* OBJECTIVE
Restate the whole listing word for word. Pictures are left out.

* SOURCE MATERIAL
▬▬▬▬▬▬

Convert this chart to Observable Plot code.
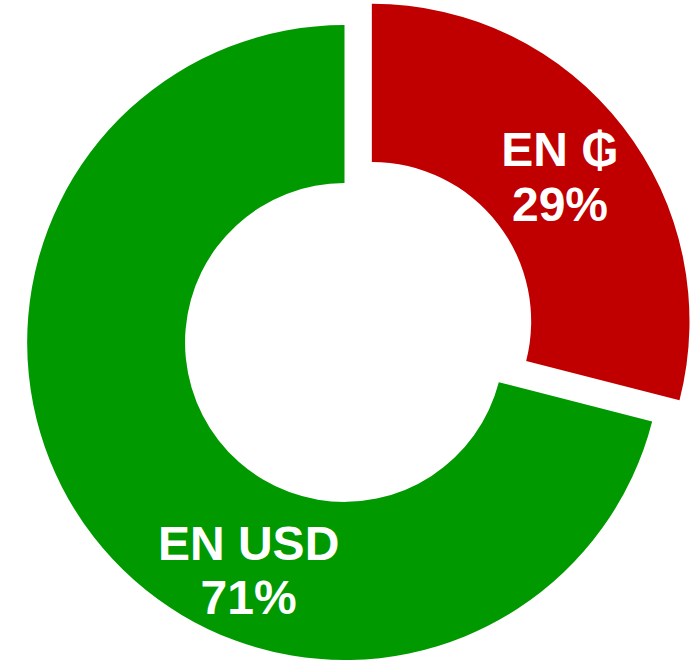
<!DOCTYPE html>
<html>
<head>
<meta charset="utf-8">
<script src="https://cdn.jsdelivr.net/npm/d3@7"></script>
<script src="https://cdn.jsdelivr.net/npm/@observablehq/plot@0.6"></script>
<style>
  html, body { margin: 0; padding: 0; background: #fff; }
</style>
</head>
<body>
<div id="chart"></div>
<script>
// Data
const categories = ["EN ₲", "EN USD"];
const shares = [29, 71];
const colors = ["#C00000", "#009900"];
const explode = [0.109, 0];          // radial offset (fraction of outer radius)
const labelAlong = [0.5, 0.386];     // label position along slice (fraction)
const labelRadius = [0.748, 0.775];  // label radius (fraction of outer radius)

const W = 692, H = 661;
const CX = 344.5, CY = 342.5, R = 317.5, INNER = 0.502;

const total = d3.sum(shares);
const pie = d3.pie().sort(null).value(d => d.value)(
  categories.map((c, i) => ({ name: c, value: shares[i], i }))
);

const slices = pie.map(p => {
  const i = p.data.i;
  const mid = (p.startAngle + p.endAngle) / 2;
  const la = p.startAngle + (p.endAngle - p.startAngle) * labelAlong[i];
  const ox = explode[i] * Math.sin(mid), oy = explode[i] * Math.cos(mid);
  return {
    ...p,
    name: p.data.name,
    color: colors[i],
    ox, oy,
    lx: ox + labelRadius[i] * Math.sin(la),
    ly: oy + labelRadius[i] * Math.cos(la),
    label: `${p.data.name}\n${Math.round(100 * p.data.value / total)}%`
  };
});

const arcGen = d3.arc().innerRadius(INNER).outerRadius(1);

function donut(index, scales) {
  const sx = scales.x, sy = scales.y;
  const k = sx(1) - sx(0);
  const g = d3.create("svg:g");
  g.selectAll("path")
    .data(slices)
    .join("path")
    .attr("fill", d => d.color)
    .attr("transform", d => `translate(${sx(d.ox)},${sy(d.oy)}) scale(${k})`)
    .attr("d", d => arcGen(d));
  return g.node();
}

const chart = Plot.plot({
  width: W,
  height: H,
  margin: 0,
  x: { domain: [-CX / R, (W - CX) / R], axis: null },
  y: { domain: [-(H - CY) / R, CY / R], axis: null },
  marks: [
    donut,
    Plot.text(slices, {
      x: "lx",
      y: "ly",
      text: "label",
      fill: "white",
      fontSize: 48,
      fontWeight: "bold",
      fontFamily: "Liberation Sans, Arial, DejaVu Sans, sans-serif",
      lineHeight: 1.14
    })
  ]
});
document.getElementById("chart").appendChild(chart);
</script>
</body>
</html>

▬▬▬▬▬▬

* RESULT OF THE EXERCISE
Convert this chart to Observable Plot code.
<!DOCTYPE html>
<html>
<head>
<meta charset="utf-8">
<script src="https://cdn.jsdelivr.net/npm/d3@7"></script>
<script src="https://cdn.jsdelivr.net/npm/@observablehq/plot@0.6"></script>
<style>
  html, body { margin: 0; padding: 0; background: #fff; }
</style>
</head>
<body>
<div id="chart"></div>
<script>
// Data
const categories = ["EN ₲", "EN USD"];
const shares = [29, 71];
const colors = ["#C00000", "#009900"];
const explode = [0.109, 0];          // radial offset (fraction of outer radius)
const labelAlong = [0.5, 0.386];     // label position along slice (fraction)
const labelRadius = [0.748, 0.775];  // label radius (fraction of outer radius)

const W = 692, H = 661;
const CX = 344.5, CY = 342.5, R = 317.5, INNER = 0.502;

const total = d3.sum(shares);
const pie = d3.pie().sort(null).value(d => d.value)(
  categories.map((c, i) => ({ name: c, value: shares[i], i }))
);

const slices = pie.map(p => {
  const i = p.data.i;
  const mid = (p.startAngle + p.endAngle) / 2;
  const la = p.startAngle + (p.endAngle - p.startAngle) * labelAlong[i];
  const ox = explode[i] * Math.sin(mid), oy = explode[i] * Math.cos(mid);
  return {
    ...p,
    name: p.data.name,
    color: colors[i],
    ox, oy,
    lx: ox + labelRadius[i] * Math.sin(la),
    ly: oy + labelRadius[i] * Math.cos(la),
    label: `${p.data.name}\n${Math.round(100 * p.data.value / total)}%`
  };
});

const arcGen = d3.arc().innerRadius(INNER).outerRadius(1);

function donut(index, scales) {
  const sx = scales.x, sy = scales.y;
  const k = sx(1) - sx(0);
  const g = d3.create("svg:g");
  g.selectAll("path")
    .data(slices)
    .join("path")
    .attr("fill", d => d.color)
    .attr("transform", d => `translate(${sx(d.ox)},${sy(d.oy)}) scale(${k})`)
    .attr("d", d => arcGen(d));
  return g.node();
}

const chart = Plot.plot({
  width: W,
  height: H,
  margin: 0,
  x: { domain: [-CX / R, (W - CX) / R], axis: null },
  y: { domain: [-(H - CY) / R, CY / R], axis: null },
  marks: [
    donut,
    Plot.text(slices, {
      x: "lx",
      y: "ly",
      text: "label",
      fill: "white",
      fontSize: 48,
      fontWeight: "bold",
      fontFamily: "Liberation Sans, Arial, DejaVu Sans, sans-serif",
      lineHeight: 1.14
    })
  ]
});
document.getElementById("chart").appendChild(chart);
</script>
</body>
</html>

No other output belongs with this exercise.